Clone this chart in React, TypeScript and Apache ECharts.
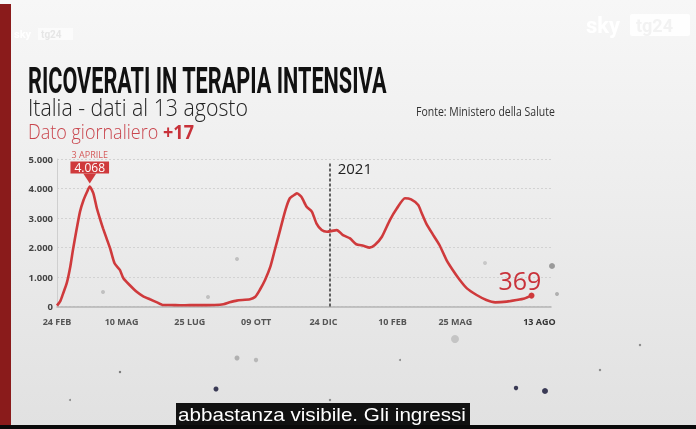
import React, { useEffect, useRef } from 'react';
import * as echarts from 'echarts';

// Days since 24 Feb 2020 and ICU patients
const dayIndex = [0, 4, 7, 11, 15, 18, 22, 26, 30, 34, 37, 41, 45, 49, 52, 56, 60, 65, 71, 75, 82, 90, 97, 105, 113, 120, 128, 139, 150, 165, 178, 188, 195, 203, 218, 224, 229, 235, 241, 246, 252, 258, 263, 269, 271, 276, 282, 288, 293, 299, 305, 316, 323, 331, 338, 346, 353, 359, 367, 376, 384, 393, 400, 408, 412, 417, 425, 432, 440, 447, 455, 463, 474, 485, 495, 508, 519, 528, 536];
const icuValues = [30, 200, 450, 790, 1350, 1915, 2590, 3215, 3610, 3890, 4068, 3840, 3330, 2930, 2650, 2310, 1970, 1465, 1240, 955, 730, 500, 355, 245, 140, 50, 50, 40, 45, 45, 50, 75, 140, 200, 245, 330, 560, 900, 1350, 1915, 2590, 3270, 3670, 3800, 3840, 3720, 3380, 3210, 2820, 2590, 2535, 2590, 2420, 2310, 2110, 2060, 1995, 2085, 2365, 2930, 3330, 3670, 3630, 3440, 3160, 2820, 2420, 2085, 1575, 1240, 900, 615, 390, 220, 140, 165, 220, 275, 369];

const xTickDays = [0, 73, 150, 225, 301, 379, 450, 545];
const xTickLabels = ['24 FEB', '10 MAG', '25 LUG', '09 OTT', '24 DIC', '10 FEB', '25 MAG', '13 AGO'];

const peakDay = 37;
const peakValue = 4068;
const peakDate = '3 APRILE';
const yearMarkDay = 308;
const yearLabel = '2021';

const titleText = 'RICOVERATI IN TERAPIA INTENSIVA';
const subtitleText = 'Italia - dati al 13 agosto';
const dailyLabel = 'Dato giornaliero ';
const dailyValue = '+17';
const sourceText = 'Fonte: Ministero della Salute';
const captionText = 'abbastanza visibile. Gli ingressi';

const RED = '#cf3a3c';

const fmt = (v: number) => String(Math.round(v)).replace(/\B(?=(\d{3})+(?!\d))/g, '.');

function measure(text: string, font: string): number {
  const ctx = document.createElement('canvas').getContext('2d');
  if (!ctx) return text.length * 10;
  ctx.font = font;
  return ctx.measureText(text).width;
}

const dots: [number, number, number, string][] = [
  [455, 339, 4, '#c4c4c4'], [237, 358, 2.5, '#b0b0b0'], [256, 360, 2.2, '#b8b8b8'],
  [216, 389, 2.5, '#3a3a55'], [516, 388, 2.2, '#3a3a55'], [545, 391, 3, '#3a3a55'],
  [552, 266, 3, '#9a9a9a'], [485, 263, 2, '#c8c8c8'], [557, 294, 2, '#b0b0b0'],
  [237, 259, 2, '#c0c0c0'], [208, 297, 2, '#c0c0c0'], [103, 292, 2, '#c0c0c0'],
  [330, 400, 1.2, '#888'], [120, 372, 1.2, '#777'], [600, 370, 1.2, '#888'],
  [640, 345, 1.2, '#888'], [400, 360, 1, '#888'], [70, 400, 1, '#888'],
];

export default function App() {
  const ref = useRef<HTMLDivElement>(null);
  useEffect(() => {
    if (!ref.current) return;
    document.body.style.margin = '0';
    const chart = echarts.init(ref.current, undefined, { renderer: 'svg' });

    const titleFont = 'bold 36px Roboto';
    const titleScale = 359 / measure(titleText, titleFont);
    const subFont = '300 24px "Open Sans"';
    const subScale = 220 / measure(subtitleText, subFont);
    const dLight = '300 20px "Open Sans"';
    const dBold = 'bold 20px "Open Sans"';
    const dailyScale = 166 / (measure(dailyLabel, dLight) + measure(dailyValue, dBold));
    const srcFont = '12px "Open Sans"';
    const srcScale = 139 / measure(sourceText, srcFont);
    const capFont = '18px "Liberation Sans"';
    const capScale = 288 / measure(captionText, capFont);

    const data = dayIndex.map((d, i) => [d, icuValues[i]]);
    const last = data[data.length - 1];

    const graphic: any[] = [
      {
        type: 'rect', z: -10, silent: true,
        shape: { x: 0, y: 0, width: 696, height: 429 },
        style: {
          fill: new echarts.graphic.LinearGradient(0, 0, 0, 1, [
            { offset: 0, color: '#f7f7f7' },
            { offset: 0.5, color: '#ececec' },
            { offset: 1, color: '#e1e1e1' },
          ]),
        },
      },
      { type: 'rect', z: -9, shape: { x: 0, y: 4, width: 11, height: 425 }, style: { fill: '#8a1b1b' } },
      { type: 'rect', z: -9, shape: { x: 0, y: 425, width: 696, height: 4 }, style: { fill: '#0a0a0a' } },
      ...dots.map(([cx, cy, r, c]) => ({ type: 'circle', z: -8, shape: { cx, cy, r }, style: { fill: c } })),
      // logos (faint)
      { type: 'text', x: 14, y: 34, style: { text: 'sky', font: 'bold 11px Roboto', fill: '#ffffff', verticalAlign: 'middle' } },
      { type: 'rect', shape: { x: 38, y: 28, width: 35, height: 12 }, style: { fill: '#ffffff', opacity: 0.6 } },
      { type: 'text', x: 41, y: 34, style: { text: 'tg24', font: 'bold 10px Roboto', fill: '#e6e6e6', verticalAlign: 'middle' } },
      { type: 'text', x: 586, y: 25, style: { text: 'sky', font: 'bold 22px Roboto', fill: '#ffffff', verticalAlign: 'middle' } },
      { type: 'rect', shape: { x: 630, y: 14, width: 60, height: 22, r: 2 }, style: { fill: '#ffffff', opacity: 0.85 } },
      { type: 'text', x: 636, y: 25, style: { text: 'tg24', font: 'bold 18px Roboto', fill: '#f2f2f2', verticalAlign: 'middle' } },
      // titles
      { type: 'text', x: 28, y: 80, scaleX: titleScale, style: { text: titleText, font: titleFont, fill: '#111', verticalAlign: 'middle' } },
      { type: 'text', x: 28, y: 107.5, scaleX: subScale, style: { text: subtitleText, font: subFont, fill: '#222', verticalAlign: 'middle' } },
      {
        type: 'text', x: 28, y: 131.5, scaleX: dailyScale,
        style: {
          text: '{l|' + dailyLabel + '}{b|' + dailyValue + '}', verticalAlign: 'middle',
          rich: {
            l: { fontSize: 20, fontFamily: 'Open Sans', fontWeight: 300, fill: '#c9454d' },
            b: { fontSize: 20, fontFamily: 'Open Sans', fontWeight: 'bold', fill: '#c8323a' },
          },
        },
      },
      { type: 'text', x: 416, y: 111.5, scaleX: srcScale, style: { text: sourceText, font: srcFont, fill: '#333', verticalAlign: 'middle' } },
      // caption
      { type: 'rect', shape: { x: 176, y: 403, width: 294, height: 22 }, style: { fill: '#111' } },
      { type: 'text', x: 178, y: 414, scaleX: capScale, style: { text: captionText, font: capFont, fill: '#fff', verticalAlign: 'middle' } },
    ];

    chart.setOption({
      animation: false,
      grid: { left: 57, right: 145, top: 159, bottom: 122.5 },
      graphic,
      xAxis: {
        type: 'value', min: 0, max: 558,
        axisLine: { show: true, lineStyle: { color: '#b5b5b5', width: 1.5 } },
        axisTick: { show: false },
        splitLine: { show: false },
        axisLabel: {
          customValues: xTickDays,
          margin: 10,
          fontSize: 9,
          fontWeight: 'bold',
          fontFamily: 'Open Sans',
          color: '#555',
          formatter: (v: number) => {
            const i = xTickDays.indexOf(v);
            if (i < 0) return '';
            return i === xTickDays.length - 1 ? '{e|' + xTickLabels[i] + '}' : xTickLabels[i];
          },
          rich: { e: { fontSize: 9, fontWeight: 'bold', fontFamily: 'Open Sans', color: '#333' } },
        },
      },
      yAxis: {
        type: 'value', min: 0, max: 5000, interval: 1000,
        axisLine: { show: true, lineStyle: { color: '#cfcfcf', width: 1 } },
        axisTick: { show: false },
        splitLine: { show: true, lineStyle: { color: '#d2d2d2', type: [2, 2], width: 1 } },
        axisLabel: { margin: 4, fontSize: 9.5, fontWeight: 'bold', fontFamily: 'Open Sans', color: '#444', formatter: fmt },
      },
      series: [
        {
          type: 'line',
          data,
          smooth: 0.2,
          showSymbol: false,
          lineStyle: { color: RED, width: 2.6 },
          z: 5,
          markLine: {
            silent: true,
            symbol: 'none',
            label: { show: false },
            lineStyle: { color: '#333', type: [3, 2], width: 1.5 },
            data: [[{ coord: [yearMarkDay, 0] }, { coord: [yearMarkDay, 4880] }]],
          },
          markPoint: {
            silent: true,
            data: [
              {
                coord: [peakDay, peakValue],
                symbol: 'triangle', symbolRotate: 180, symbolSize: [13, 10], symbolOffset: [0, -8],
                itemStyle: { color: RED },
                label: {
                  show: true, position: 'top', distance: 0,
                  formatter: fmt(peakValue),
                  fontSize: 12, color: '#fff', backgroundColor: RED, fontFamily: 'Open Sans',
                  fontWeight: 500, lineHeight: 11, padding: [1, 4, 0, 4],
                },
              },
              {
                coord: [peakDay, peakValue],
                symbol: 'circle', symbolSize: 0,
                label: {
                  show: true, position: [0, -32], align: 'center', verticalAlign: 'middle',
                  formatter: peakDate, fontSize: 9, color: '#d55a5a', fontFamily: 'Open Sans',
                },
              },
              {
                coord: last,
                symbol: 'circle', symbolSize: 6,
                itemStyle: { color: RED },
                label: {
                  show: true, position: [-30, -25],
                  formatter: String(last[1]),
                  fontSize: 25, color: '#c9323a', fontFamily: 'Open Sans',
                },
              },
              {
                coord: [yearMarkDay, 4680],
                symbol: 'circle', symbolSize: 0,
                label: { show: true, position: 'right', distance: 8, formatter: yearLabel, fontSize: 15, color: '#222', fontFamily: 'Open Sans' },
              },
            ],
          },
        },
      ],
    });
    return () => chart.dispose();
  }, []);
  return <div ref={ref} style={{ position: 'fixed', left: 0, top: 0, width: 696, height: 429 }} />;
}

============================================================

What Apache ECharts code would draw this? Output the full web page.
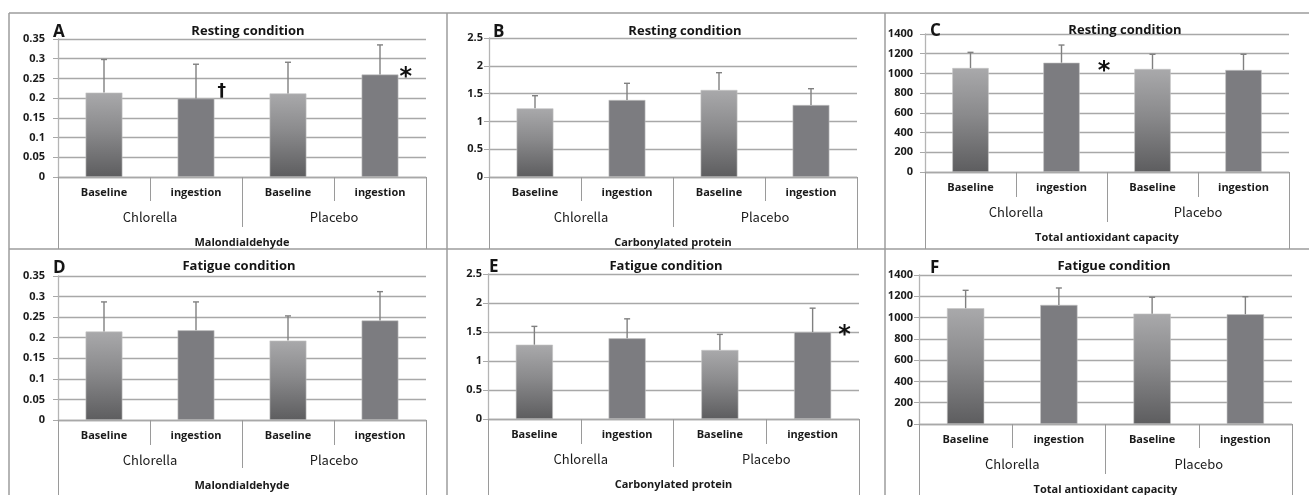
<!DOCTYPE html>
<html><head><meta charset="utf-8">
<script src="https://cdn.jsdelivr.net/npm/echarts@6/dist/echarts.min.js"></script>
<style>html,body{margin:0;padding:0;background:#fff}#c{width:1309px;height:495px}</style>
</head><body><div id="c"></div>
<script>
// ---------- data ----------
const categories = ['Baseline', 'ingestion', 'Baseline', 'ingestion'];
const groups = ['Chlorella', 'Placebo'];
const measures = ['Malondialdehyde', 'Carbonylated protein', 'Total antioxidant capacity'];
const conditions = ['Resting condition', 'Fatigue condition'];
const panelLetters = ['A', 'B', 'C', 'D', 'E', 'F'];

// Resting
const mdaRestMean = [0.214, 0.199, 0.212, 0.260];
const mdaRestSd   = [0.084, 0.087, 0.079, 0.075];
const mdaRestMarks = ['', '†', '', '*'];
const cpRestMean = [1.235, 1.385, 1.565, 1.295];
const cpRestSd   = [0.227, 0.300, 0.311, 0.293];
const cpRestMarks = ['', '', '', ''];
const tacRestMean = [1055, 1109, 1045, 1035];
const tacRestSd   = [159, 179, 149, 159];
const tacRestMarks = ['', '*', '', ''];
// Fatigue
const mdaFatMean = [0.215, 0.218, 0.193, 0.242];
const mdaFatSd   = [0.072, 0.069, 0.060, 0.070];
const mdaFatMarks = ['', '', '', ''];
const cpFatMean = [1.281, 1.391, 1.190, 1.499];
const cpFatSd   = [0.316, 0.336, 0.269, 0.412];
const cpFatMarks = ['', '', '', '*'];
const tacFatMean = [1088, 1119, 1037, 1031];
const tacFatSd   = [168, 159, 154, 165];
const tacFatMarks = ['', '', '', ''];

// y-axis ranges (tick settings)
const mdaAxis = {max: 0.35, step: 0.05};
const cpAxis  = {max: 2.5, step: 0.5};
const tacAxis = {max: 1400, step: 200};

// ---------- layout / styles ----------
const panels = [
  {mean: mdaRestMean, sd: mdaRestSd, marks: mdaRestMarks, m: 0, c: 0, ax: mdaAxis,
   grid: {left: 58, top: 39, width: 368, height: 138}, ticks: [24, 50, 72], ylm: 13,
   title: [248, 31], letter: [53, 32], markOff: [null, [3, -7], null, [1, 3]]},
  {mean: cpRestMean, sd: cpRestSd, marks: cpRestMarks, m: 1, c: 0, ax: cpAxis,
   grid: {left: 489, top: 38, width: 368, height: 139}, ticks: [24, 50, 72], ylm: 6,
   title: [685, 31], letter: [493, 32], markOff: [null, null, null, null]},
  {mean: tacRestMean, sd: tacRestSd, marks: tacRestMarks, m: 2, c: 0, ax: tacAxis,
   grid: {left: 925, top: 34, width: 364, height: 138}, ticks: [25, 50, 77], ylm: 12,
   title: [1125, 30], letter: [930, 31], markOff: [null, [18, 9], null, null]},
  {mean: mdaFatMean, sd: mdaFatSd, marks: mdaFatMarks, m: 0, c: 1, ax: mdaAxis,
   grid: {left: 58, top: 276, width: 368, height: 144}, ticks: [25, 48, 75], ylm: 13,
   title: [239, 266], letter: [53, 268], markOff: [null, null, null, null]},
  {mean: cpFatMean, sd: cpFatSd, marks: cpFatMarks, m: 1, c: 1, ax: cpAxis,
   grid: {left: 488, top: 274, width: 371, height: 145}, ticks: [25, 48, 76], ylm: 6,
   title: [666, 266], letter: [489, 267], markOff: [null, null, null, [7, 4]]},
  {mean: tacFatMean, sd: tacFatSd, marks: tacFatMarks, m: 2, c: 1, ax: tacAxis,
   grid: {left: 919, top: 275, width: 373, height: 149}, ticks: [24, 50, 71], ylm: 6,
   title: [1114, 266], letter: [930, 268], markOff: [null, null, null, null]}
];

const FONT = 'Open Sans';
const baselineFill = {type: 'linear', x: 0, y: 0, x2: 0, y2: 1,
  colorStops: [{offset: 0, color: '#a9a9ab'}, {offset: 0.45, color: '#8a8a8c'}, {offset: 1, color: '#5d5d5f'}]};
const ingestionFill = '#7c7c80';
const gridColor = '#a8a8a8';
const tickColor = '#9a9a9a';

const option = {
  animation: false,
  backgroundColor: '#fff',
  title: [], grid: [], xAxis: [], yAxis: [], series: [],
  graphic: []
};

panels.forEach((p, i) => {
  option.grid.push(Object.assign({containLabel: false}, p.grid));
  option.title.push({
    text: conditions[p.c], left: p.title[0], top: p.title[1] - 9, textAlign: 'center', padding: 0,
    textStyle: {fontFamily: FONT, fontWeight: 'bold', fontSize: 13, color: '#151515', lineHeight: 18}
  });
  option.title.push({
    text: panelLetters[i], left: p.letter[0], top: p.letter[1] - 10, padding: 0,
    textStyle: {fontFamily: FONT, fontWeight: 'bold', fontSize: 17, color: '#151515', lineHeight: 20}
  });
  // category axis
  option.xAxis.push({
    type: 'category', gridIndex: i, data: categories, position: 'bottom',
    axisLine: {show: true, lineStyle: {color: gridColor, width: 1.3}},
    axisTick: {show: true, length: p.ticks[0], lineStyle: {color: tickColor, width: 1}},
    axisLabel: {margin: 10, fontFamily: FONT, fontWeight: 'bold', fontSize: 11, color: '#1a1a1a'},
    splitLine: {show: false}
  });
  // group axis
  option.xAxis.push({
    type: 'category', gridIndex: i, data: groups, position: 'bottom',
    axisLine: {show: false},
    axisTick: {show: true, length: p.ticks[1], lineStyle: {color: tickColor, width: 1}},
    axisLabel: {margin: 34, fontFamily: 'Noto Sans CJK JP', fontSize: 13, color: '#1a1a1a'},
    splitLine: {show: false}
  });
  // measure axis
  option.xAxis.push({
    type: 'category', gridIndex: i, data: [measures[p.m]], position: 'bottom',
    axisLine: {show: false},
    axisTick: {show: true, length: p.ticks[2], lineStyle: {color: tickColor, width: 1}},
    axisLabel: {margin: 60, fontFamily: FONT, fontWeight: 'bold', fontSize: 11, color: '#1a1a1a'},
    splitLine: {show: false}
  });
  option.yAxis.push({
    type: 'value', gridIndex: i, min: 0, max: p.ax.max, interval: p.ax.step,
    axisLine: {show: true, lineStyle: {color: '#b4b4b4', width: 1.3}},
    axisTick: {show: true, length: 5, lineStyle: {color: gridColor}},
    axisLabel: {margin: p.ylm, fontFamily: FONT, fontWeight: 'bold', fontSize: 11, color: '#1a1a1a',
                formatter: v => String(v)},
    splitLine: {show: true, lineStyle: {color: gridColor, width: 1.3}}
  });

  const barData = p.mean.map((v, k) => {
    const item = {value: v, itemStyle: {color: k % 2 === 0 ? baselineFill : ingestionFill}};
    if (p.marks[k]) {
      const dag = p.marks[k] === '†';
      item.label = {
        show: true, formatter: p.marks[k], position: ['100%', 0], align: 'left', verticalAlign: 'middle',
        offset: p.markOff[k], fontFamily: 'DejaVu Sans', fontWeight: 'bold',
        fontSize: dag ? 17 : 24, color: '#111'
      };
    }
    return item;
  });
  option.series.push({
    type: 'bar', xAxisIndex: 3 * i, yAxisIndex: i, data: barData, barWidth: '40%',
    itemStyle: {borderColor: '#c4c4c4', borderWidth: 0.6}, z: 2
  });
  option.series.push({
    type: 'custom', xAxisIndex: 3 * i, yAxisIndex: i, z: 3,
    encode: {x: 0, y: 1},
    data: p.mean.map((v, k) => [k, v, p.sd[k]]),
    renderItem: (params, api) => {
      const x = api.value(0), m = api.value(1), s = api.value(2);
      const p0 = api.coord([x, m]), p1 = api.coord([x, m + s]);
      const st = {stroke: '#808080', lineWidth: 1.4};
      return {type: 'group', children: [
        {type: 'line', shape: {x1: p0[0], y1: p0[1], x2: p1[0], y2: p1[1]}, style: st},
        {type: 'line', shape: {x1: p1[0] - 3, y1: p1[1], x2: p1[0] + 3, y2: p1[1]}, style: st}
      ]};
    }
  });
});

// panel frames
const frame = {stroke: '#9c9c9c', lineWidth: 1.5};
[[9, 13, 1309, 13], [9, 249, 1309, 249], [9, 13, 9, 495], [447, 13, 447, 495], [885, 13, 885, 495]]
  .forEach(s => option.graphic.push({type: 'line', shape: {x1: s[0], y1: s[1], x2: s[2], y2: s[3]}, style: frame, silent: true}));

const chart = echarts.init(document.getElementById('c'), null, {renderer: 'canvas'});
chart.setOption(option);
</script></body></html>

============================================================

Exclude any pictures, and restate word for word the lines from the one containing "Clone this chart" through the one containing "import * as echarts from 'echarts';", both included.

Clone this chart in React, TypeScript and Apache ECharts.
import React, { useEffect, useRef } from 'react';
import * as echarts from 'echarts';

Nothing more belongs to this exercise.